ECLI:NL:GHAMS:2015:5784
Gerechtshof Amsterdam
- Raadkamer
- Rechtspraak.nl
Afweging schorsingsverzoek in hoger beroep inzake voorlopige hechtenis
In deze zaak heeft het Gerechtshof Amsterdam op 11 maart 2015 uitspraak gedaan in het hoger beroep van de verdachte, geboren in de Dominicaanse Republiek, die in voorlopige hechtenis was genomen. De verdachte had hoger beroep ingesteld tegen de beschikking van de rechtbank Noord-Holland, locatie Alkmaar, die op 11 februari 2015 een bevel tot gevangenhouding had gegeven. Het hof heeft kennisgenomen van de relevante stukken en heeft zowel de advocaat-generaal als de verdachte, bijgestaan door zijn raadsman mr. M. van der Himst, gehoord.
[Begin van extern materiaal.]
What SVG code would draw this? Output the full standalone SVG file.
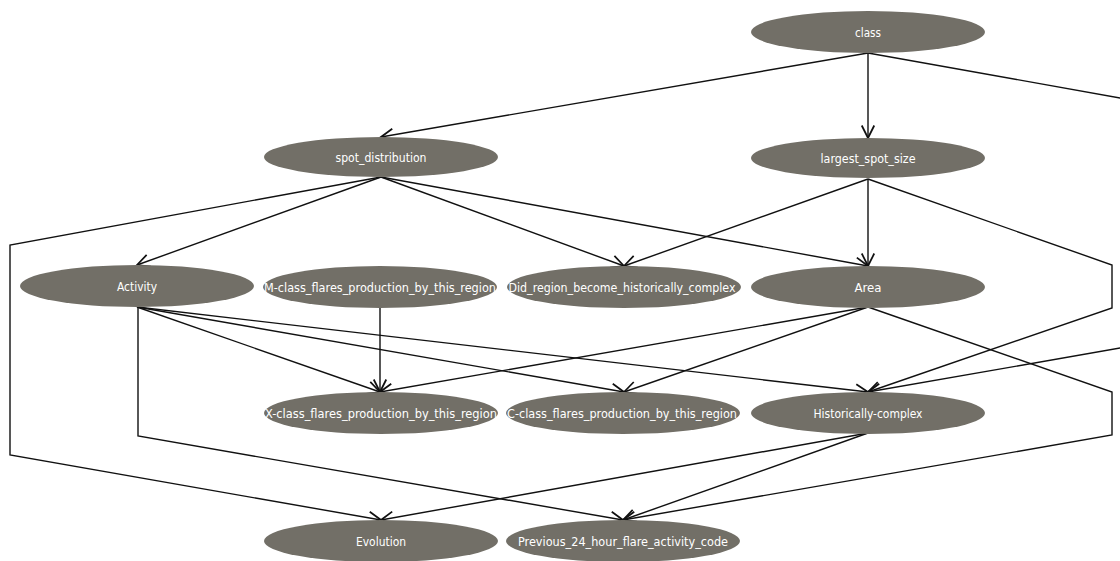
<svg xmlns="http://www.w3.org/2000/svg" width="1120" height="561" viewBox="0 0 1120 561">
<style>
.n ellipse{fill:#726f67;}
.n text{fill:#ffffff;font-family:"DejaVu Sans Condensed","DejaVu Sans",sans-serif;font-size:13px;text-anchor:middle;}
.e path{fill:none;stroke:#111;stroke-width:1.4;}
</style>
<defs>
<marker id="ah" markerUnits="userSpaceOnUse" markerWidth="20" markerHeight="20" refX="0" refY="0" viewBox="-12 -8 14 16" orient="auto">
<path d="M-10,-5 L0,0 L-10,5" fill="none" stroke="#111" stroke-width="1.4"/>
</marker>
</defs>
<rect width="1120" height="561" fill="#ffffff"/>
<g id="edges" class="e">
<path d="M868,53 L381,137" marker-end="url(#ah)"/>
<path d="M868,53 L868,138" marker-end="url(#ah)"/>
<path d="M868,53 L1126,99 L1126,347 L868,392" marker-end="url(#ah)"/>
<path d="M381,177 L137,265" marker-end="url(#ah)"/>
<path d="M381,177 L624,266" marker-end="url(#ah)"/>
<path d="M381,177 L868,266" marker-end="url(#ah)"/>
<path d="M381,177 L10,245 L10,455 L381,520" marker-end="url(#ah)"/>
<path d="M868,179 L624,266" marker-end="url(#ah)"/>
<path d="M868,179 L868,266" marker-end="url(#ah)"/>
<path d="M868,179 L1112,265 L1112,308 L868,392" marker-end="url(#ah)"/>
<path d="M137,307 L380,392" marker-end="url(#ah)"/>
<path d="M137,307 L624,392" marker-end="url(#ah)"/>
<path d="M137,307 L868,392" marker-end="url(#ah)"/>
<path d="M138,307 L138,436 L623,520" marker-end="url(#ah)"/>
<path d="M380,307 L380,392" marker-end="url(#ah)"/>
<path d="M868,307 L380,392" marker-end="url(#ah)"/>
<path d="M868,307 L624,392" marker-end="url(#ah)"/>
<path d="M868,307 L1112,392 L1112,435 L623,520" marker-end="url(#ah)"/>
<path d="M868,433 L381,520" marker-end="url(#ah)"/>
<path d="M868,433 L623,520" marker-end="url(#ah)"/>
</g>
<g id="class" class="n"><ellipse cx="868" cy="32" rx="117" ry="21"/><text x="868" y="37" textLength="26" lengthAdjust="spacingAndGlyphs">class</text></g>
<g id="spot_distribution" class="n"><ellipse cx="381" cy="157" rx="117" ry="20"/><text x="381" y="162" textLength="91" lengthAdjust="spacingAndGlyphs">spot_distribution</text></g>
<g id="largest_spot_size" class="n"><ellipse cx="868" cy="158" rx="117" ry="20"/><text x="868" y="163" textLength="95" lengthAdjust="spacingAndGlyphs">largest_spot_size</text></g>
<g id="Activity" class="n"><ellipse cx="137" cy="286" rx="117" ry="21"/><text x="137" y="291" textLength="40" lengthAdjust="spacingAndGlyphs">Activity</text></g>
<g id="M-class" class="n"><ellipse cx="380" cy="287" rx="117" ry="21"/><text x="380" y="292" textLength="232" lengthAdjust="spacingAndGlyphs">M-class_flares_production_by_this_region</text></g>
<g id="Did_region" class="n"><ellipse cx="624" cy="287" rx="117" ry="21"/><text x="622" y="292" textLength="227" lengthAdjust="spacingAndGlyphs">Did_region_become_historically_complex</text></g>
<g id="Area" class="n"><ellipse cx="868" cy="287" rx="117" ry="21"/><text x="868" y="292" textLength="27" lengthAdjust="spacingAndGlyphs">Area</text></g>
<g id="X-class" class="n"><ellipse cx="381" cy="413" rx="117" ry="21"/><text x="381" y="418" textLength="232" lengthAdjust="spacingAndGlyphs">X-class_flares_production_by_this_region</text></g>
<g id="C-class" class="n"><ellipse cx="623" cy="413" rx="117" ry="21"/><text x="622" y="418" textLength="230" lengthAdjust="spacingAndGlyphs">C-class_flares_production_by_this_region</text></g>
<g id="Historically-complex" class="n"><ellipse cx="868" cy="413" rx="117" ry="21"/><text x="868" y="418" textLength="109" lengthAdjust="spacingAndGlyphs">Historically-complex</text></g>
<g id="Evolution" class="n"><ellipse cx="381" cy="541" rx="117" ry="21"/><text x="381" y="546" textLength="50" lengthAdjust="spacingAndGlyphs">Evolution</text></g>
<g id="Previous" class="n"><ellipse cx="623" cy="541" rx="117" ry="21"/><text x="623" y="546" textLength="210" lengthAdjust="spacingAndGlyphs">Previous_24_hour_flare_activity_code</text></g>
</svg>
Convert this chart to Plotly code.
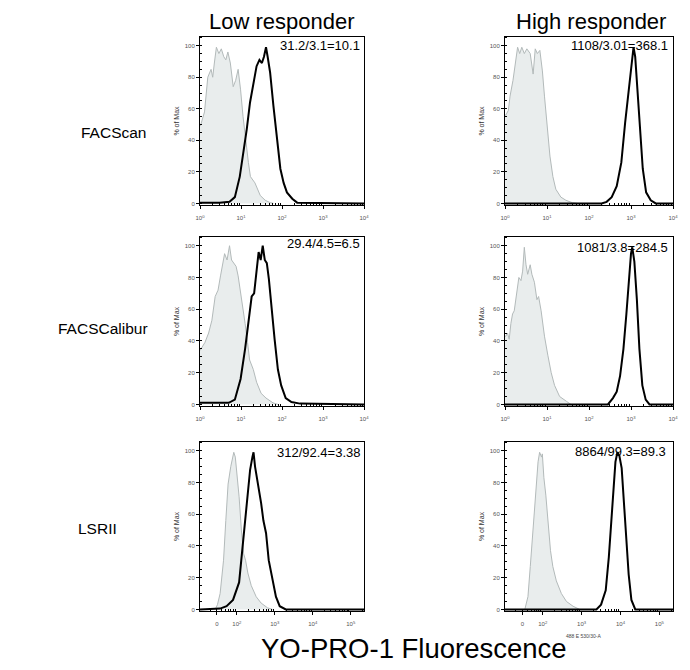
import numpy as np
import plotly.graph_objects as go

facscan_low_ctrl_x = [0.0, 0.02, 0.11, 0.19, 0.27, 0.31, 0.35, 0.40, 0.46, 0.52, 0.58, 0.63, 0.68, 0.74, 0.81,
                      0.87, 0.93, 0.99, 1.05, 1.12, 1.18, 1.23, 1.34, 1.47, 1.59, 1.71, 1.79]
facscan_low_ctrl_y = [49, 50, 58, 80, 85, 80, 89, 99, 95, 98, 93, 91, 96, 89, 74,
                      78, 85, 72, 55, 38, 26, 17, 13, 5, 2, 0.5, 0]
facscan_low_stain_x = [0.0, 0.48, 0.72, 0.85, 0.97, 1.05, 1.14, 1.22, 1.30, 1.38, 1.45, 1.51, 1.56, 1.61, 1.65,
                       1.71, 1.79, 1.88, 1.96, 2.04, 2.12, 2.25, 2.37, 4.0]
facscan_low_stain_y = [0.5, 0.5, 1, 4, 17, 30, 47, 64, 76, 87, 91, 89, 93, 99, 93,
                       83, 62, 41, 22, 13, 7, 3, 0.5, 0]

facscan_high_ctrl_x = [0.0, 0.02, 0.08, 0.12, 0.19, 0.24, 0.30, 0.35, 0.40, 0.46, 0.52, 0.60, 0.67, 0.72, 0.77,
                       0.83, 0.89, 0.94, 1.01, 1.07, 1.14, 1.21, 1.33, 1.45, 1.61, 1.73]
facscan_high_ctrl_y = [56, 56, 59, 68, 78, 88, 99, 95, 99, 95, 98, 95, 82, 98, 95,
                       97, 84, 68, 47, 30, 17, 9, 4, 2, 0.4, 0]
facscan_high_stain_x = [0.0, 2.30, 2.42, 2.54, 2.66, 2.77, 2.86, 2.94, 3.01, 3.06, 3.10, 3.15, 3.22, 3.28, 3.36,
                        3.47, 3.59, 4.0]
facscan_high_stain_y = [0, 0, 1, 4, 11, 26, 51, 72, 88, 99, 93, 74, 47, 22, 7,
                        2, 0, 0]

calibur_low_ctrl_x = [0.0, 0.02, 0.12, 0.21, 0.29, 0.37, 0.44, 0.50, 0.55, 0.60, 0.66, 0.72, 0.77, 0.83, 0.88,
                      0.93, 1.02, 1.10, 1.16, 1.21, 1.30, 1.38, 1.49, 1.61, 1.78, 1.90]
calibur_low_ctrl_y = [34, 35, 39, 45, 53, 68, 72, 81, 89, 95, 91, 100, 91, 89, 87,
                      81, 66, 51, 39, 28, 22, 14, 7, 4, 1, 0]
calibur_low_stain_x = [0.0, 0.70, 0.85, 0.99, 1.10, 1.18, 1.26, 1.32, 1.38, 1.43, 1.48, 1.53, 1.58, 1.63, 1.68,
                       1.74, 1.82, 1.90, 1.98, 2.09, 2.23, 2.44, 4.0]
calibur_low_stain_y = [1, 1, 3, 16, 35, 51, 68, 70, 87, 96, 91, 100, 91, 89, 79,
                       62, 41, 22, 12, 4, 1.5, 0.5, 0]

calibur_high_ctrl_x = [0.0, 0.02, 0.06, 0.10, 0.14, 0.18, 0.22, 0.28, 0.33, 0.38, 0.42, 0.46, 0.50, 0.54, 0.60,
                       0.64, 0.70, 0.76, 0.80, 0.86, 0.94, 1.02, 1.10, 1.18, 1.30, 1.46, 1.57]
calibur_high_ctrl_y = [43, 43, 45, 41, 51, 57, 59, 72, 80, 78, 84, 99, 88, 82, 88,
                       82, 77, 66, 68, 59, 43, 31, 20, 12, 5, 2, 0]
calibur_high_stain_x = [0.0, 2.45, 2.57, 2.66, 2.74, 2.82, 2.89, 2.95, 3.00, 3.03, 3.08, 3.14, 3.20, 3.27, 3.35,
                        3.44, 4.0]
calibur_high_stain_y = [0, 0, 4, 8, 18, 35, 57, 78, 95, 99, 90, 66, 35, 12, 3,
                        0, 0]

lsr_low_ctrl_x = [1.43, 1.49, 1.56, 1.65, 1.71, 1.77, 1.84, 1.89, 1.92, 1.96, 2.01, 2.06, 2.12, 2.18, 2.23,
                  2.29, 2.38, 2.51, 2.64, 2.81, 2.94]
lsr_low_ctrl_y = [0, 3, 10, 31, 56, 79, 90, 96, 99, 96, 85, 71, 50, 35, 31,
                  23, 15, 8, 4, 1, 0]
lsr_low_stain_x = [1.03, 1.56, 1.73, 1.90, 2.06, 2.16, 2.23, 2.29, 2.35, 2.41, 2.44, 2.48, 2.53, 2.58, 2.64,
                   2.70, 2.77, 2.84, 2.93, 3.03, 3.13, 3.29, 5.35]
lsr_low_stain_y = [0, 0.5, 2, 6, 17, 40, 56, 73, 88, 96, 99, 90, 83, 77, 67,
                   56, 48, 31, 19, 8, 2, 0, 0]

lsr_high_ctrl_x = [1.54, 1.62, 1.68, 1.75, 1.82, 1.88, 1.92, 1.97, 1.99, 2.03, 2.08, 2.14, 2.20, 2.26, 2.35,
                   2.48, 2.61, 2.78, 2.95]
lsr_high_ctrl_y = [0, 8, 27, 52, 74, 93, 99, 96, 98, 83, 72, 54, 37, 27, 18,
                   10, 5, 2, 0]
lsr_high_stain_x = [1.03, 3.38, 3.50, 3.62, 3.70, 3.77, 3.82, 3.87, 3.92, 3.97, 4.03, 4.08, 4.15, 4.21, 4.28,
                    4.38, 5.35]
lsr_high_stain_y = [0, 0, 3, 12, 33, 58, 79, 93, 99, 97, 89, 70, 45, 22, 6,
                    0, 0]

ratios = ["31.2/3.1=10.1", "1108/3.01=368.1",
          "29.4/4.5=6.5", "1081/3.8=284.5",
          "312/92.4=3.38", "8864/99.3=89.3"]
col_titles = ["Low responder", "High responder"]
row_titles = ["FACScan", "FACSCalibur", "LSRII"]
log_ticks = ["10<sup>0</sup>", "10<sup>1</sup>", "10<sup>2</sup>", "10<sup>3</sup>", "10<sup>4</sup>"]
biex_ticks = ["0", "10<sup>2</sup>", "10<sup>3</sup>", "10<sup>4</sup>", "10<sup>5</sup>"]
y_ticks = [0, 20, 40, 60, 80, 100]

panels = [
    (facscan_low_ctrl_x, facscan_low_ctrl_y, facscan_low_stain_x, facscan_low_stain_y),
    (facscan_high_ctrl_x, facscan_high_ctrl_y, facscan_high_stain_x, facscan_high_stain_y),
    (calibur_low_ctrl_x, calibur_low_ctrl_y, calibur_low_stain_x, calibur_low_stain_y),
    (calibur_high_ctrl_x, calibur_high_ctrl_y, calibur_high_stain_x, calibur_high_stain_y),
    (lsr_low_ctrl_x, lsr_low_ctrl_y, lsr_low_stain_x, lsr_low_stain_y),
    (lsr_high_ctrl_x, lsr_high_ctrl_y, lsr_high_stain_x, lsr_high_stain_y),
]

# page is 690x670 but the html body adds an 8px margin, so the figure is smaller and
# positions below are page pixels shifted by that offset
OFF = 8
W, H = 690 - OFF, 670 - OFF


def px_x(p):
    return (p - OFF) / W


def px_y(p):
    return 1 - (p - OFF) / H


col_px = [(200, 364), (505, 673)]
row_px = [(37, 205), (237, 406), (442, 611)]

# minor tick marks at 2..9 of every decade
minor_top = [m * 10.0 ** k for k in range(0, 4) for m in range(2, 10)]
minor_bot = [m * 10.0 ** k for k in range(1, 6) for m in range(2, 10)]

font = "Liberation Sans, Arial, sans-serif"
fig = go.Figure()
layout = {}

for i, (cx, cy, sx, sy) in enumerate(panels):
    r, c = divmod(i, 2)
    n = i + 1
    xa = "x" if n == 1 else f"x{n}"
    ya = "y" if n == 1 else f"y{n}"

    fig.add_trace(go.Scatter(x=np.power(10.0, cx), y=cy, mode="lines", fill="tozeroy",
                             fillcolor="#e9eded", line=dict(color="#b3baba", width=1),
                             xaxis=xa, yaxis=ya, showlegend=False))
    fig.add_trace(go.Scatter(x=np.power(10.0, sx), y=sy, mode="lines",
                             line=dict(color="black", width=2),
                             xaxis=xa, yaxis=ya, showlegend=False))

    x0, x1 = col_px[c]
    y0, y1 = row_px[r]
    if r < 2:
        xr = [0, 4]
        tv = [1, 10, 100, 1000, 10000]
        tt = log_ticks
        mv = minor_top
    else:
        xr = [1.03, 5.35]
        tv = [30, 100, 1000, 10000, 100000]
        tt = biex_ticks
        mv = minor_bot
    axis_common = dict(showline=True, linecolor="black", linewidth=1, mirror=True,
                       showgrid=False, zeroline=False, ticks="outside", ticklen=3,
                       automargin=False,
                       tickcolor="black", tickfont=dict(size=6, color="#555", family=font))
    layout["xaxis" if n == 1 else f"xaxis{n}"] = dict(
        domain=[px_x(x0), px_x(x1)], anchor=ya, type="log", range=xr,
        tickvals=tv, ticktext=tt, ticklabelstandoff=4,
        minor=dict(ticks="inside", ticklen=2, tickcolor="black", tickmode="array", tickvals=mv),
        **axis_common)
    layout["yaxis" if n == 1 else f"yaxis{n}"] = dict(
        domain=[px_y(y1), px_y(y0)], anchor=xa, range=[-1, 105.5],
        tickvals=y_ticks, minor=dict(ticks="inside", ticklen=2, tickcolor="black", dtick=5),
        title=dict(text="% of Max", font=dict(size=7, color="#333", family=font), standoff=4),
        **axis_common)

annotations = []
ratio_pos = [(362, 45), (670, 46), (362, 244), (670, 247), (363, 452), (668, 451)]
for t, (px, py) in zip(ratios, ratio_pos):
    annotations.append(dict(text=t, x=px_x(px), y=px_y(py), xref="paper", yref="paper",
                            xanchor="right", yanchor="middle", showarrow=False,
                            font=dict(size=13, color="black", family=font)))
for t, px in zip(col_titles, [282, 591]):
    annotations.append(dict(text=t, x=px_x(px), y=px_y(21), xref="paper", yref="paper",
                            xanchor="center", yanchor="middle", showarrow=False, borderpad=0,
                            font=dict(size=22, color="black", family=font)))
for t, (px, py) in zip(row_titles, [(113, 132), (103, 328), (97, 528)]):
    annotations.append(dict(text=t, x=px_x(px), y=px_y(py), xref="paper", yref="paper",
                            xanchor="center", yanchor="middle", showarrow=False,
                            font=dict(size=15.5, color="black", family=font)))
annotations.append(dict(text="YO-PRO-1 Fluorescence", x=px_x(414), y=px_y(648), xref="paper",
                        yref="paper", xanchor="center", yanchor="middle", showarrow=False,
                        font=dict(size=27.5, color="black", family=font)))
annotations.append(dict(text="488 E 530/30-A", x=px_x(583), y=px_y(636), xref="paper",
                        yref="paper", xanchor="center", yanchor="middle", showarrow=False,
                        font=dict(size=5, color="#444", family=font)))

fig.update_layout(width=W, height=H, margin=dict(l=0, r=0, t=0, b=0, autoexpand=False),
                  paper_bgcolor="white", plot_bgcolor="white",
                  annotations=annotations, **layout)

fig.write_html("out.html")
De beoordeling van het hof richtte zich op het verzoek van de verdachte tot schorsing van de voorlopige hechtenis. Het hof overwoog dat bij een dergelijk verzoek het belang van de verdachte bij invrijheidstelling moet worden afgewogen tegen de gewichtige redenen van maatschappelijke veiligheid die in het bevel tot gevangenhouding zijn aangevoerd. Het hof concludeerde dat er sprake was van een zeer ernstig feit waarbij het slachtoffer was overleden. Hoewel de raadsman persoonlijke omstandigheden van de verdachte naar voren had gebracht, oordeelde het hof dat deze omstandigheden onvoldoende onderbouwd waren in het dossier.
Uiteindelijk heeft het hof het verzoek tot schorsing van de voorlopige hechtenis afgewezen, omdat het belang van de verdachte niet opwoog tegen de maatschappelijke veiligheid. De beschikking van de rechtbank werd bevestigd, en het hof wees het beroep tegen de bestreden beschikking af. Deze beslissing werd genomen in raadkamer, waarbij de voorzitter en de raadsheren aanwezig waren, en de griffier K.D.M. de Lange de beschikking opmaakte. De advocaat-generaal heeft de beschikking ter kennis van de verdachte gebracht.